I... knew the pathway like the back of my hand
I felt the earth beneath my feet
Sat by the river and it made me complete

So onto Salta. This is Argentina's 8th largest city and is in the north-west of the country. It's in the foothills of the Andes and apparently it's where Matt Damon's wife is from (no idea who she is though). It is an old colonial town with the usual main square, a couple of statues of blokes on horses who were involved in the liberation and the obligitory pink church.

I was pretty much toured out so I decided to hire a car for a couple of days. The L.P. said this was a good idea so I got myself a little Volkswagen Gol. Apparently it's the best-selling car in Brazil and Argentina. It's a bit like a golf just without the f - and the f obviously stands for fast, because this one didn't go that fast. So I headed out of the car hire place (please bear in mind I haven't driven a car for over 3 months and it's left-hand drive and a manual). So this makes it difficult enough, I just hadn't factored in Argentinadn drivers. So Salta has pretty much a grid system to it's streets and most are one-way. So you have a lot of junctions. So rather than at each junction having something sensible like some traffic lights, or maybe a give way sign so driver will know about priority they have nothing. This means that every junction is a complete free-for-all. At the first few junctions I did attempt to try fathom the rules of the road, but it appears there are none. I attempted to ascertain who has priority but it appears it's more of a case of 'Who Dares Win'. Brilliant, I am driving in a town where the road rules are based on the principles of the SAS !! The other thing is that drivers don't have any real awareness of other road users, other cars, motorbikes, cyclists and pedestrians. They must get into a car and wonder why there are mirrors on the side of the car (the 'what we would call' the rear-view mirror is obviously to check that your mullet is still looking good). Then there is this weird thing sticking out of the stearing column with arrows on it !! Because heaven forbid you might want to indicate so that everyone else knows what you are about to do next. So after about half an hour of trying to follow to sense of order and consideration I bagged that one and became Argentinian (no I haven't got myself a mullet) and started to drive like them - as it one the way I was actually going to get anywhere - I didn't quite manage to lose my terrible habit of indicating (other drivers must have been well confused by the amber lights flashing on the car).

So the main reason for hiring the car (no, it wasn't so I could scare the crap out of myself) was that I could drive down to Cafayte which is a wine making region (not a great plan when you are driving Liz !!) and then see the scenery around it. So the wine tasting tours were out due to my transport considerations, so I headed on through the La Quebrada de Las Conchas.

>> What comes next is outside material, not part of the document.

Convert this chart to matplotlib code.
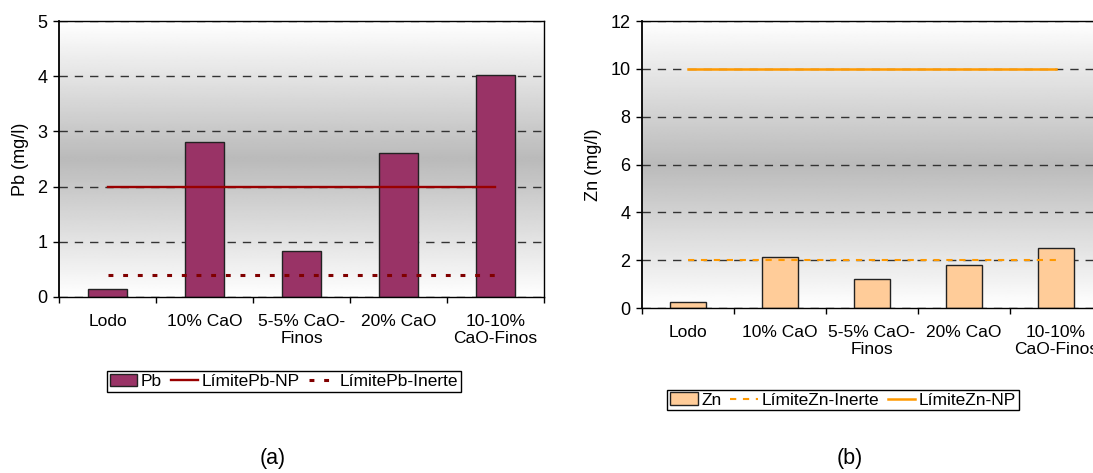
import numpy as np
import matplotlib
matplotlib.use('Agg')
import matplotlib.pyplot as plt

## Data
categorias = ['Lodo', '10% CaO', '5-5% CaO-\nFinos', '20% CaO', '10-10%\nCaO-Finos']
pb = [0.15, 2.80, 0.83, 2.60, 4.02]
pbLimiteNP = 2.0
pbLimiteInerte = 0.4
zn = [0.25, 2.15, 1.22, 1.80, 2.52]
znLimiteInerte = 2.0
znLimiteNP = 10.0

plt.rcParams['font.family'] = ['Liberation Sans', 'DejaVu Sans']

fig = plt.figure(figsize=(10.93, 4.73), dpi=100)
axA = fig.add_axes([0.054, 0.3721, 0.4437, 0.5835])
axB = fig.add_axes([0.5874, 0.3488, 0.4209, 0.6068])


def fondo(ax):
    # vertical gradient: white top and bottom, grey in the middle
    t = np.linspace(0, 1, 256)
    g = 1 - 0.27 * (1 - np.abs(2 * t - 1))
    ax.imshow(g.reshape(-1, 1), extent=[0, 1, 0, 1], transform=ax.transAxes,
              aspect='auto', cmap='gray', vmin=0, vmax=1, zorder=-2,
              interpolation='bilinear')


def formato(ax, ymax, ystep, ylabel):
    x = np.arange(len(categorias))
    ax.set_xlim(-0.5, len(categorias) - 0.5)
    ax.set_ylim(0, ymax)
    ax.set_yticks(np.arange(0, ymax + 0.01, ystep))
    ax.set_xticks(x)
    ax.set_xticklabels(categorias, fontsize=12.5)
    ax.set_xticks(np.arange(-0.5, len(categorias)), minor=True)
    ax.tick_params(axis='x', which='major', length=0, pad=12)
    ax.tick_params(axis='x', which='minor', length=4, width=1, direction='out')
    ax.tick_params(axis='y', length=4.3, width=1, direction='out', pad=4, labelsize=13)
    ax.set_ylabel(ylabel, fontsize=13, labelpad=6)
    ax.yaxis.grid(True, linestyle=(0, (6, 5)), color='#333333', lw=1)
    ax.set_axisbelow(True)
    for s in ax.spines.values():
        s.set_color('black')
        s.set_linewidth(1)
    ax.spines['left'].set_linewidth(1.3)


x = np.arange(len(categorias))

## (a) Pb
fondo(axA)
barA = axA.bar(x, pb, width=0.4, color='#993366', edgecolor='#222222', lw=1, label='Pb', zorder=2)
npA, = axA.plot([x[0], x[-1]], [pbLimiteNP] * 2, color='#990000', lw=1.7, label='LímitePb-NP', zorder=3)
inA, = axA.plot([x[0], x[-1]], [pbLimiteInerte] * 2, color='#800000', lw=2.2,
                linestyle=(0, (1.6, 3.2)), label='LímitePb-Inerte', zorder=3)
formato(axA, 5, 1, 'Pb (mg/l)')

## (b) Zn
fondo(axB)
barB = axB.bar(x, zn, width=0.4, color='#FFCC99', edgecolor='#222222', lw=1, label='Zn', zorder=2)
inB, = axB.plot([x[0], x[-1]], [znLimiteInerte] * 2, color='#FF9900', lw=1.5,
                linestyle=(0, (3, 3.2)), label='LímiteZn-Inerte', zorder=3)
npB, = axB.plot([x[0], x[-1]], [znLimiteNP] * 2, color='#FF9900', lw=1.8, label='LímiteZn-NP', zorder=3)
formato(axB, 12, 2, 'Zn (mg/l)')

for ax, handles, pos in [(axA, [barA, npA, inA], (0.2598, 0.1934)),
                         (axB, [barB, inB, npB], (0.7713, 0.1543))]:
    leg = ax.legend(handles=handles, loc='center', bbox_to_anchor=pos,
                    bbox_transform=fig.transFigure,
                    ncol=3, fontsize=12.5, frameon=True, fancybox=False, framealpha=1,
                    edgecolor='black', borderpad=0.15, handlelength=1.6,
                    handletextpad=0.2, columnspacing=0.5, borderaxespad=0)
    leg.get_frame().set_linewidth(1)

fig.text(0.2498, 0.0317, '(a)', fontsize=15.5, ha='center', va='center')
fig.text(0.7777, 0.0317, '(b)', fontsize=15.5, ha='center', va='center')

fig.savefig('out.png', dpi=100, facecolor='white')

La Quebrada de Las Conchas is The first 50 km (30 mi) of the direct road to Salta from Cafayte, known as the Gorge of the Shells. It encompasses such breathtaking scenery that the Quebrada is now rightfully a major tourist attraction. Various rock formations have been eroded by the river Conchas and the action of the wind into wildly different shapes that havewa been nicknamed the Windows, the Castles, the Frog, the Friar—each name seems truly fanciful, that is until the road winds around the corner and you're actually confronted by the formation itself. The climax is the Amphitheater, apparently it's sometimes used as a venue for orchestras thanks to its outstanding natural acoustics; wandering minstrels offer impromptu performances (my marching band from San Pedro de Atacama should have practiced there instead).

So after my few days in Salta I was heading back to Brazil - except it's nowhere near Brazil. So genius here decides to save money and not fly to Buenos Aires, but instead to get a bus. How bad can it be being on a bus travelling 915 miles? So there is a good reason why God not only invented the taxi but he also invented the aeroplane. 23 hours on a bus is very boring and a tad bit uncomfortable (well the one I was on was anyway - it wasn't the Princess Helen standard). I left Salta at 1pm and finally arrived at the bus station in Buenos Aires 12pm the next day. But I have now seen Changelling dubbed in Spanish with Spanish sub-titles twice. Still no idea what it was about. So I got a cab to the airport and promptly found myself a McDonalds. I'm sorry - I know it's not good but believe me after the same food for 2 months you would end up in McDonalds as well (I met a couple the next day who had done exactly the same). Then I flew to Rio and onto the final part of my South American trip.